Tips: Wear proper walking shoes or trainers and bring plenty of water (at least one bottle per person) and snacks or a picnic lunch to enjoy at the top. A guide is essential, ask in either Los Mandarinos or Casa Lourdes for guide recommendation.
3. El Chorro Macho
This is a really fun walk to do with kids, particularly younger ones. The well-marked trail is a great mini-adventure with streams, stepping stones and the kind of suspension bridges usually found in an Indiana Jones movie. We enjoyed a gentle hour-long stroll along the path, stopping to play in the rivers along the way. There’s a natural pool perfect for swimming so remember to bring your swim gear! If you’d rather fly through this rainforest instead, you can take the Canopy Adventure zip-lining tour.
Time: An hour or less.
Rating: Easy to moderate.
Tips: Bring your swimsuit!
4. The Square Trees Walk (Los Arboles Cuadrados)
El Valle de Anton is the only place in the world where you’ll see square trees – yes, really! Growing in a valley created from the ashes of a giant volcano, this group of cottonwood trees really do have square trunks, even their “rings” are square! Researchers from the University of Florida took saplings of these trees to see if they would retain their unique shape in a different location, only to conclude that the trees are shaped by their local environment.

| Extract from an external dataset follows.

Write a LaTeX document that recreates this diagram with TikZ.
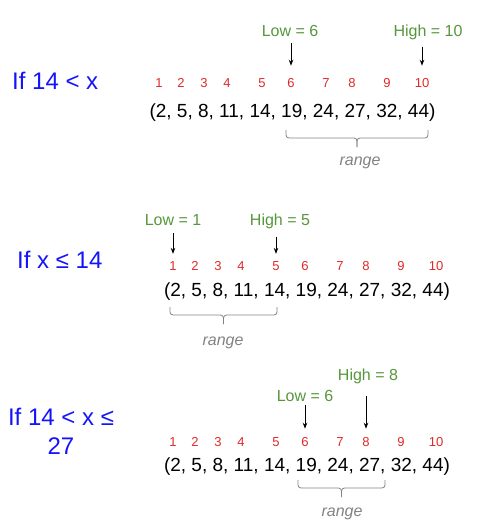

The jungle path follows a lively mountain river for about 20 minutes before reaching a small opening, home to the square trees. To avoid disappointment, it helps to keep an open mind! These trees may not have the edges of a skyscraper but they certainly aren’t round either. In any case, my children loved the walk, so much so that they asked us to do it again the following morning.
Tips: Keep an eye out for the giant Blue Morpho Butterflies and if you’re really, really lucky you might even spot an endangered brightly-coloured Golden Frog that is native to this area. If you do, you may wish to alert The Smithsonian Research Centre!
5. Pushchair Walks
There are plenty of quiet back roads leading off the main street to push a stroller along or to give toddling legs a little stretch. We liked exploring the area near the Thermal Hot Springs at the far end of the village where you also get a good view of The Sleeping Indian.
Time: As long as you like!
Tips: Why not combine a walk with a visit to The Butterfly Haven, and enjoy a delicious fruit smoothie in the Lion’s Rose (adjacent to the Butterfly house).